• Task to complete:
Retype only the lines running from the line that contains "Reproduce this chart with Chart.js." to the line that contains "true, true, true];", inclusive, and leave the pictures behind.
--- start of Listed records ---
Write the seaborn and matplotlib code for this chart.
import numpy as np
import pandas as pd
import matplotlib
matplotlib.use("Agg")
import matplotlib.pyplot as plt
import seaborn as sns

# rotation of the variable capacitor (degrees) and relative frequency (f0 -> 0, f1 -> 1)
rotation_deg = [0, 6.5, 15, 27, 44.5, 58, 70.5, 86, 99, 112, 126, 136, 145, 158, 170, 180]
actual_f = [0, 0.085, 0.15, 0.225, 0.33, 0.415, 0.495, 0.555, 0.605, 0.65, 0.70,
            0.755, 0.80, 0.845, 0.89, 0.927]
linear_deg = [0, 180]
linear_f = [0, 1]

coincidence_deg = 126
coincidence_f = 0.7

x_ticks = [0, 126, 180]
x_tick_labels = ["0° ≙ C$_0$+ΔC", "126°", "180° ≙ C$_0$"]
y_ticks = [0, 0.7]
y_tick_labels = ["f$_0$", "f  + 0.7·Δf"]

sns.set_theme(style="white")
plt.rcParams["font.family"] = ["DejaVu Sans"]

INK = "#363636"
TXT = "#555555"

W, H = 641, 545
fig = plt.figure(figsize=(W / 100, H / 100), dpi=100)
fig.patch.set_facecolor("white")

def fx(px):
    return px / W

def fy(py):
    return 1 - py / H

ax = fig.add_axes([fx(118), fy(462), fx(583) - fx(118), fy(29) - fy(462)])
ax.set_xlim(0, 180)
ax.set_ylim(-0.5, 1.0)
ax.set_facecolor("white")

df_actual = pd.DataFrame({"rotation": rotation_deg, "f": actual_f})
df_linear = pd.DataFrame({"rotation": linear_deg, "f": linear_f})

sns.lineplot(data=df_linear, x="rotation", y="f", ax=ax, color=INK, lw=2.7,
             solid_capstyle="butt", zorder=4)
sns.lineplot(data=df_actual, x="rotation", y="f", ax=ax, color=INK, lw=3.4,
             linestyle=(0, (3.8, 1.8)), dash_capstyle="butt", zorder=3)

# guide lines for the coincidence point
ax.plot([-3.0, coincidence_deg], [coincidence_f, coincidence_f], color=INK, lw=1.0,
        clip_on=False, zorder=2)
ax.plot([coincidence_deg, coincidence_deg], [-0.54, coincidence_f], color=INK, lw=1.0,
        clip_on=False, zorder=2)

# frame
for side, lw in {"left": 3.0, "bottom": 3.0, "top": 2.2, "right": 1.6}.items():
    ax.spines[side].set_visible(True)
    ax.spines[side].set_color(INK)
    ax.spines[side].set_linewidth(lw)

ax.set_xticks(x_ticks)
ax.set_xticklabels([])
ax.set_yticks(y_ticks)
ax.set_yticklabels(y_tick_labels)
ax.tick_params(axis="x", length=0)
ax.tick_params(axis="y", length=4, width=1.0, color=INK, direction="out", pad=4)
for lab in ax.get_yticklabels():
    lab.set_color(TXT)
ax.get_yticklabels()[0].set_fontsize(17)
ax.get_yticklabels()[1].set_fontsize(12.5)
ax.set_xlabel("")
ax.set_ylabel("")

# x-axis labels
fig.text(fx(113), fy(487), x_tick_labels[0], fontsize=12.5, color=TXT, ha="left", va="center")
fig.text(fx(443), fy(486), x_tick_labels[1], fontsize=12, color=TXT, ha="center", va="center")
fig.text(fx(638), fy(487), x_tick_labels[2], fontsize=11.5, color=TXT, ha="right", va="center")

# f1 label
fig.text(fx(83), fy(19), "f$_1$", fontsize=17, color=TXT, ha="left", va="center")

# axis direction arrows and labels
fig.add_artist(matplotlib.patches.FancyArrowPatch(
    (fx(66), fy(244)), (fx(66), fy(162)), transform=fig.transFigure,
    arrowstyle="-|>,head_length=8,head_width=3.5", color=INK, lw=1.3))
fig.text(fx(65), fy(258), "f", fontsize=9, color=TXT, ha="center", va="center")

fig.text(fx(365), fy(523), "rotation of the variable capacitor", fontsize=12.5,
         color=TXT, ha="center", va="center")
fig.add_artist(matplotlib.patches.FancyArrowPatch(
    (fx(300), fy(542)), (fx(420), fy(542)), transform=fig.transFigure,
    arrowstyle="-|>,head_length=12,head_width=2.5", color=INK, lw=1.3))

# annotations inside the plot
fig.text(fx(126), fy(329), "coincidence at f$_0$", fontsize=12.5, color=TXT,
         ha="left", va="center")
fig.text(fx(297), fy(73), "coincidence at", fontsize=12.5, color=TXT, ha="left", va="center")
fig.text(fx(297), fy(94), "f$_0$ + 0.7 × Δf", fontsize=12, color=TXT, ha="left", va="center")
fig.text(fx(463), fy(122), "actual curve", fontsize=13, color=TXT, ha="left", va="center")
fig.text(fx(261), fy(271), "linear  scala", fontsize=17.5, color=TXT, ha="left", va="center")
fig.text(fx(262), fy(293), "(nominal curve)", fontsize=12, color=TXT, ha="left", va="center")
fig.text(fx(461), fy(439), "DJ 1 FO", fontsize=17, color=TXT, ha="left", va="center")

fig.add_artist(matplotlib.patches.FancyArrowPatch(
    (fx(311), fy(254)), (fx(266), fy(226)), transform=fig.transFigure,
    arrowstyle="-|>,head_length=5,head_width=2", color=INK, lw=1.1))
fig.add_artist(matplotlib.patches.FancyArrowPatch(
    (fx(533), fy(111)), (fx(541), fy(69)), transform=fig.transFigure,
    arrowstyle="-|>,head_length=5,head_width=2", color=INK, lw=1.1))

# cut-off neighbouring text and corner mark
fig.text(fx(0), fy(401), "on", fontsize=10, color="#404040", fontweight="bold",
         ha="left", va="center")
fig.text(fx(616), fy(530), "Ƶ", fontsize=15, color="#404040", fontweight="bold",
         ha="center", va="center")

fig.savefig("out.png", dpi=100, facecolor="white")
--- end of Listed records ---
--- start of Listed records ---
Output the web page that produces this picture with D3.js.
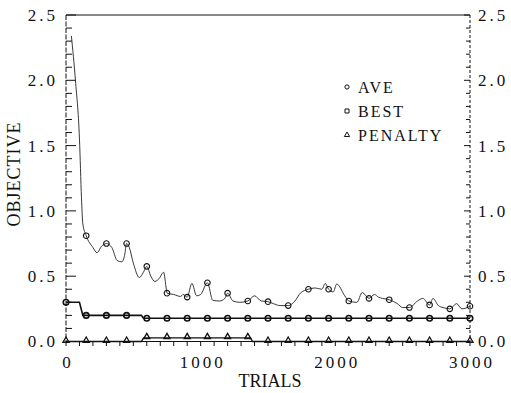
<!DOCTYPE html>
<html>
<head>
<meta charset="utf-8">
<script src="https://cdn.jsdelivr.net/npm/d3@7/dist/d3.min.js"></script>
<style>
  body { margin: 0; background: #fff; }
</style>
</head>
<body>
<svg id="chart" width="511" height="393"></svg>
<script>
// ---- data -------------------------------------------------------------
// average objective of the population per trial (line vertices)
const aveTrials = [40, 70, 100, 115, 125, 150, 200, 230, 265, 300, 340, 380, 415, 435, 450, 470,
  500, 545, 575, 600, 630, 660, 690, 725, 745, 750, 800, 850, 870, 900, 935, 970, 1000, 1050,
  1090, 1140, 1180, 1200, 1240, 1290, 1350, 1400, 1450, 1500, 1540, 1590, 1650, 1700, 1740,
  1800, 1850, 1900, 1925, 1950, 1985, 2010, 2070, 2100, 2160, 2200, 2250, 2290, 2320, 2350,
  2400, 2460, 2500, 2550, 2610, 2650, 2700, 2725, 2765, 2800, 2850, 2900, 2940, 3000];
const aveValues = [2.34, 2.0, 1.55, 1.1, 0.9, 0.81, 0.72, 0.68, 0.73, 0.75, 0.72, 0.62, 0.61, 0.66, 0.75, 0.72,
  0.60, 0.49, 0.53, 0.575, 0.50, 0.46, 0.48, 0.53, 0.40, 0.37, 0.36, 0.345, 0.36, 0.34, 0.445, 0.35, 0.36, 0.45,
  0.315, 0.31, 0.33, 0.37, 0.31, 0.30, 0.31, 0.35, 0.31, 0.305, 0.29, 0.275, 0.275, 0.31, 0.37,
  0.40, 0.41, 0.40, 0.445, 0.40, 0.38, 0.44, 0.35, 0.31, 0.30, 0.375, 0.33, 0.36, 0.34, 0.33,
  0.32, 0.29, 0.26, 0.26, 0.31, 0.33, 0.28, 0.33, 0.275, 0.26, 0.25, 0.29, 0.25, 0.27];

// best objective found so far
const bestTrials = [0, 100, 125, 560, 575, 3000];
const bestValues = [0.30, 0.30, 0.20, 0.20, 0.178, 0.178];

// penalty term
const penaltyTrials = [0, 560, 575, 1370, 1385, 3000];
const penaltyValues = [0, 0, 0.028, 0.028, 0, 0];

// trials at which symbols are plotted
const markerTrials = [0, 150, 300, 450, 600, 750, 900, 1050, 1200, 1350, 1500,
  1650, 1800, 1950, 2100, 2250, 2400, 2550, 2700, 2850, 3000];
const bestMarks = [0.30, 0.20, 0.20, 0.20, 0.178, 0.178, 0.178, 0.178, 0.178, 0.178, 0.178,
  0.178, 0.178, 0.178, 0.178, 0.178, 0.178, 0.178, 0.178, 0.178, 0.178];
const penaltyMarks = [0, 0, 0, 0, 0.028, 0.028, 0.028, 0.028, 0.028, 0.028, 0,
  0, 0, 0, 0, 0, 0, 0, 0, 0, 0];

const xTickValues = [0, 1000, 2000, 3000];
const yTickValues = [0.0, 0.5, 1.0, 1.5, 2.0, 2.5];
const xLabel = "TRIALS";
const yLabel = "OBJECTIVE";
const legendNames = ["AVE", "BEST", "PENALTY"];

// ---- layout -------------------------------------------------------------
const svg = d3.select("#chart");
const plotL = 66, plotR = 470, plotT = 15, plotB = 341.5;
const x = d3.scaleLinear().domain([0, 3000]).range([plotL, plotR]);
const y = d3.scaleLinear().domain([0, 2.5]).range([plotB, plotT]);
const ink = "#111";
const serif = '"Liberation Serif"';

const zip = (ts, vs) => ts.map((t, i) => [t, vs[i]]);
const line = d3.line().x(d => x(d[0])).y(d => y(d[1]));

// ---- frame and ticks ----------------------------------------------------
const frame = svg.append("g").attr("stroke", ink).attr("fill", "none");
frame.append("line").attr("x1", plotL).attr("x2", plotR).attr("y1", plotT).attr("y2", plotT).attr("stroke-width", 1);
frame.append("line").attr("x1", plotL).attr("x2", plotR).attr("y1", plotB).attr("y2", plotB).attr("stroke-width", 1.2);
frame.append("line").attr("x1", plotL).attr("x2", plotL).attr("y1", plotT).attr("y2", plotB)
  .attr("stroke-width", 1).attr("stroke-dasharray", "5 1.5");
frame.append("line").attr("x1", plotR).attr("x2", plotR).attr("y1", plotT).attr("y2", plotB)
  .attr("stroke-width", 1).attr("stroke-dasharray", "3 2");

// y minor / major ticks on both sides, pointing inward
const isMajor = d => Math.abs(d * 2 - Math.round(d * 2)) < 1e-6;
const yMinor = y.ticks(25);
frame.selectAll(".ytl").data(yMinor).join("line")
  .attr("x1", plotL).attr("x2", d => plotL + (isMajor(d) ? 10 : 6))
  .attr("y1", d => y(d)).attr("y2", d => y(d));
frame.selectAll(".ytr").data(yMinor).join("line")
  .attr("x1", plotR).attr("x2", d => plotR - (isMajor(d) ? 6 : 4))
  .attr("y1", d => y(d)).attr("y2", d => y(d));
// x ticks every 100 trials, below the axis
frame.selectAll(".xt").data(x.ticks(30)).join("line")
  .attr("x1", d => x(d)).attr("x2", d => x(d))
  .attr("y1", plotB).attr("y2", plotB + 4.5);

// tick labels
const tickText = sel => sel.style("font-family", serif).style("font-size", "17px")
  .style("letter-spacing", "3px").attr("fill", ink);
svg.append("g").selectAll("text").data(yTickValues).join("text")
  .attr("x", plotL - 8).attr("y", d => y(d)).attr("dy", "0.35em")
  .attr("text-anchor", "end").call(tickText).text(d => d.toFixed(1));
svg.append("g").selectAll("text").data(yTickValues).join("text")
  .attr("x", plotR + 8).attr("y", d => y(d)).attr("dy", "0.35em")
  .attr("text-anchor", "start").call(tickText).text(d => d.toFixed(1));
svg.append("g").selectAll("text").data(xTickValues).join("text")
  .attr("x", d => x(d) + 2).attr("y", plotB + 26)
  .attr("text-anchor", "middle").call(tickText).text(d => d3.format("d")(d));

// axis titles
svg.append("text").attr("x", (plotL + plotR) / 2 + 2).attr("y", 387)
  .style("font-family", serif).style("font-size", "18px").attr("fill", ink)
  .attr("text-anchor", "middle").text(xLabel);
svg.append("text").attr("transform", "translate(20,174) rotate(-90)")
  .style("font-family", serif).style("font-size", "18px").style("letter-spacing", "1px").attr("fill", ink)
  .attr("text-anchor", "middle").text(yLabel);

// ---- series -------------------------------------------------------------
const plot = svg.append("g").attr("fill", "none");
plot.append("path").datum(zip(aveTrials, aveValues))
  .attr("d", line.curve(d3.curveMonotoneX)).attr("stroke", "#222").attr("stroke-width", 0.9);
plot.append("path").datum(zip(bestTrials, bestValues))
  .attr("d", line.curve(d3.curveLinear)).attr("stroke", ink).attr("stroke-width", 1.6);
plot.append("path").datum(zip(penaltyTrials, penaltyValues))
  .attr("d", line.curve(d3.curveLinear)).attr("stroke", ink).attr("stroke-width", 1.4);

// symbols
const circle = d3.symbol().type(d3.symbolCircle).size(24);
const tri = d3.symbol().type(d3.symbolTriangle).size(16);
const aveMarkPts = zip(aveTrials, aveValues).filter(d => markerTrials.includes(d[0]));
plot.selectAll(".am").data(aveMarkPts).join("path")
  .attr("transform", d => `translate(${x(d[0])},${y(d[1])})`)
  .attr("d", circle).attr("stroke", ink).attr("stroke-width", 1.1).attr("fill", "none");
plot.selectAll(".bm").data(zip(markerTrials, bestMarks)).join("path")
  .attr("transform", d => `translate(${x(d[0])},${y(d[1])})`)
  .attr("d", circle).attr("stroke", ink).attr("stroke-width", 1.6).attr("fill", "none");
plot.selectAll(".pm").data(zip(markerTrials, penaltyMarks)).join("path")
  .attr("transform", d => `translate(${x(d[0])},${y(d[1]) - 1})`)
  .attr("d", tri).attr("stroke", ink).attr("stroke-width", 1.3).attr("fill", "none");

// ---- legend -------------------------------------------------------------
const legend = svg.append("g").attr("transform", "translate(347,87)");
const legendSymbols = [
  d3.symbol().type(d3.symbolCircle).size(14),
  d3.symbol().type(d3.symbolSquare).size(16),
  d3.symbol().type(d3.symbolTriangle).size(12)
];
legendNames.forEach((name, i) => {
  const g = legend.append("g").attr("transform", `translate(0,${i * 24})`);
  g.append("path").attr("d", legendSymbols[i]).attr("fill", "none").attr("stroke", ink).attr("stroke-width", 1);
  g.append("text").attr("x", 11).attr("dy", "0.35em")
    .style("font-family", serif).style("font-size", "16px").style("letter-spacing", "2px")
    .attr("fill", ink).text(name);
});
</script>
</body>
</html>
--- end of Listed records ---
--- start of Listed records ---
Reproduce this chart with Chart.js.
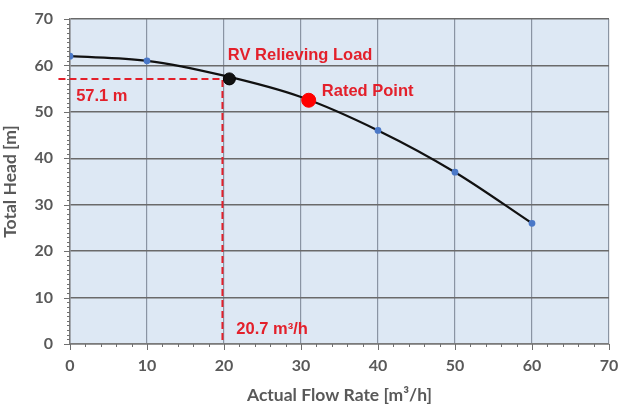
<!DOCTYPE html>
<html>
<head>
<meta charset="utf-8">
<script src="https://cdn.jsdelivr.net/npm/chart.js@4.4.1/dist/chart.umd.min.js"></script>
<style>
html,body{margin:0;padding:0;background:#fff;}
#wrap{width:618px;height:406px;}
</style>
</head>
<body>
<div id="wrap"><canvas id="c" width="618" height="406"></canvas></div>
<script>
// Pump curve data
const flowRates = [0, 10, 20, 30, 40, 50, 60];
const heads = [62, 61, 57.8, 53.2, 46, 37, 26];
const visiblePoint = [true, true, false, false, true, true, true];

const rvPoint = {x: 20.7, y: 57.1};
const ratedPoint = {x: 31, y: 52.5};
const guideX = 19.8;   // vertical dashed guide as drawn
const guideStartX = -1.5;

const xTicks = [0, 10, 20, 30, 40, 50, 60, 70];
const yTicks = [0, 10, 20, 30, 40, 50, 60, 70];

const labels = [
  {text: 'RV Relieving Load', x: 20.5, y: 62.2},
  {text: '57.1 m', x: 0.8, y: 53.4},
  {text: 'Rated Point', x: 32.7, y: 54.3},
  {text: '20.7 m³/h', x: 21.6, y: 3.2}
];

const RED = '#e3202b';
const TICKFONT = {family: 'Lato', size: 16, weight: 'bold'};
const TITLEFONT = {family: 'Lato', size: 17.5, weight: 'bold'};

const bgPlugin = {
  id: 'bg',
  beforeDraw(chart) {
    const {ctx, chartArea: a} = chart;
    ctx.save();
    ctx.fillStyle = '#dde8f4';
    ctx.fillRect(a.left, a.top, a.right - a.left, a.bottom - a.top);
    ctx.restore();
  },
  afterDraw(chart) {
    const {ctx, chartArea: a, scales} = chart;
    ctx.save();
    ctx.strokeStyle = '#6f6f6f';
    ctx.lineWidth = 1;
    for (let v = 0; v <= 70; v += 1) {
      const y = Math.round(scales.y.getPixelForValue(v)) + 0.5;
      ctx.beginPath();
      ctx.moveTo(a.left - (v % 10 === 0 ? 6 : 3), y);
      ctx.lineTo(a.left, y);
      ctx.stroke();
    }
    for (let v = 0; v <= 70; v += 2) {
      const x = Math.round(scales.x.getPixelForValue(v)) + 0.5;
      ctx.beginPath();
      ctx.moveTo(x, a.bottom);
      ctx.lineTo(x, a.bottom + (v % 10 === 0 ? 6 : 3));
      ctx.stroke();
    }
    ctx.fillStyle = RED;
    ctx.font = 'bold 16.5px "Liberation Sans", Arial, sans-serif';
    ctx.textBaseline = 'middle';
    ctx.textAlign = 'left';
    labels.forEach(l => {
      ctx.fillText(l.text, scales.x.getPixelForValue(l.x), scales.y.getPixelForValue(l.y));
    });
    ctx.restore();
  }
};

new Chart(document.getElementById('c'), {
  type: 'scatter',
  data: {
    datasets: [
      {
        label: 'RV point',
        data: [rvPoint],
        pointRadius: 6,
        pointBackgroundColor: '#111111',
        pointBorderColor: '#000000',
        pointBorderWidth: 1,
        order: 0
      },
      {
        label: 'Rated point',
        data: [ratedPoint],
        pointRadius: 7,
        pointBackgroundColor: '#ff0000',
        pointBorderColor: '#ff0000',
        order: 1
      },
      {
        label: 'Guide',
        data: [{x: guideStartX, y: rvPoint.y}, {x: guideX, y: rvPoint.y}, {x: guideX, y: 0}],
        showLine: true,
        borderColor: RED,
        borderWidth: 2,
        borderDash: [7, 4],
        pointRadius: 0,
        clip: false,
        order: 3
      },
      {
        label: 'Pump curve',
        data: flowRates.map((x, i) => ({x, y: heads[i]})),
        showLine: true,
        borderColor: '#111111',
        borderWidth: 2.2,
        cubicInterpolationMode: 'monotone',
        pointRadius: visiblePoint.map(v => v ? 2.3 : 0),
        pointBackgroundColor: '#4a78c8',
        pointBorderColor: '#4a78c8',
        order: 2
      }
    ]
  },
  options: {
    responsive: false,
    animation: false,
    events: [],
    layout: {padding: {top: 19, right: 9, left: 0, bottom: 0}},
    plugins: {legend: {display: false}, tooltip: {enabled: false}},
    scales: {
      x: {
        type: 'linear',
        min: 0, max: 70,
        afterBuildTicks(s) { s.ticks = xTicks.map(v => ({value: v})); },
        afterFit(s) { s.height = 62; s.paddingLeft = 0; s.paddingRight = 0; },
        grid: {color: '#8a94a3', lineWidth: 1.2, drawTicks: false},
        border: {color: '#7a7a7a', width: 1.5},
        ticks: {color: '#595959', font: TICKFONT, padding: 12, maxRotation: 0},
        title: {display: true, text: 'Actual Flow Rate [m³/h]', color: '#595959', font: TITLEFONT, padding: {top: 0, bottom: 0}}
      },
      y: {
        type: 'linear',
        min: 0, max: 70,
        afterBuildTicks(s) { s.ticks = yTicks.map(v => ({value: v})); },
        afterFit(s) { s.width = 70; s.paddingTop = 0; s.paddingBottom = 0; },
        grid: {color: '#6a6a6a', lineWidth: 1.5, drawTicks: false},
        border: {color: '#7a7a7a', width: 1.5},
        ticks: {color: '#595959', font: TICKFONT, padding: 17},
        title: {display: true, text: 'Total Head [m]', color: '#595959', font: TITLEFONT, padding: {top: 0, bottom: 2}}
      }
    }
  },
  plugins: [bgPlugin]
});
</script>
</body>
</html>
--- end of Listed records ---
• Written solution:
Reproduce this chart with Chart.js.
<!DOCTYPE html>
<html>
<head>
<meta charset="utf-8">
<script src="https://cdn.jsdelivr.net/npm/chart.js@4.4.1/dist/chart.umd.min.js"></script>
<style>
html,body{margin:0;padding:0;background:#fff;}
#wrap{width:618px;height:406px;}
</style>
</head>
<body>
<div id="wrap"><canvas id="c" width="618" height="406"></canvas></div>
<script>
// Pump curve data
const flowRates = [0, 10, 20, 30, 40, 50, 60];
const heads = [62, 61, 57.8, 53.2, 46, 37, 26];
const visiblePoint = [true, true, false, false, true, true, true];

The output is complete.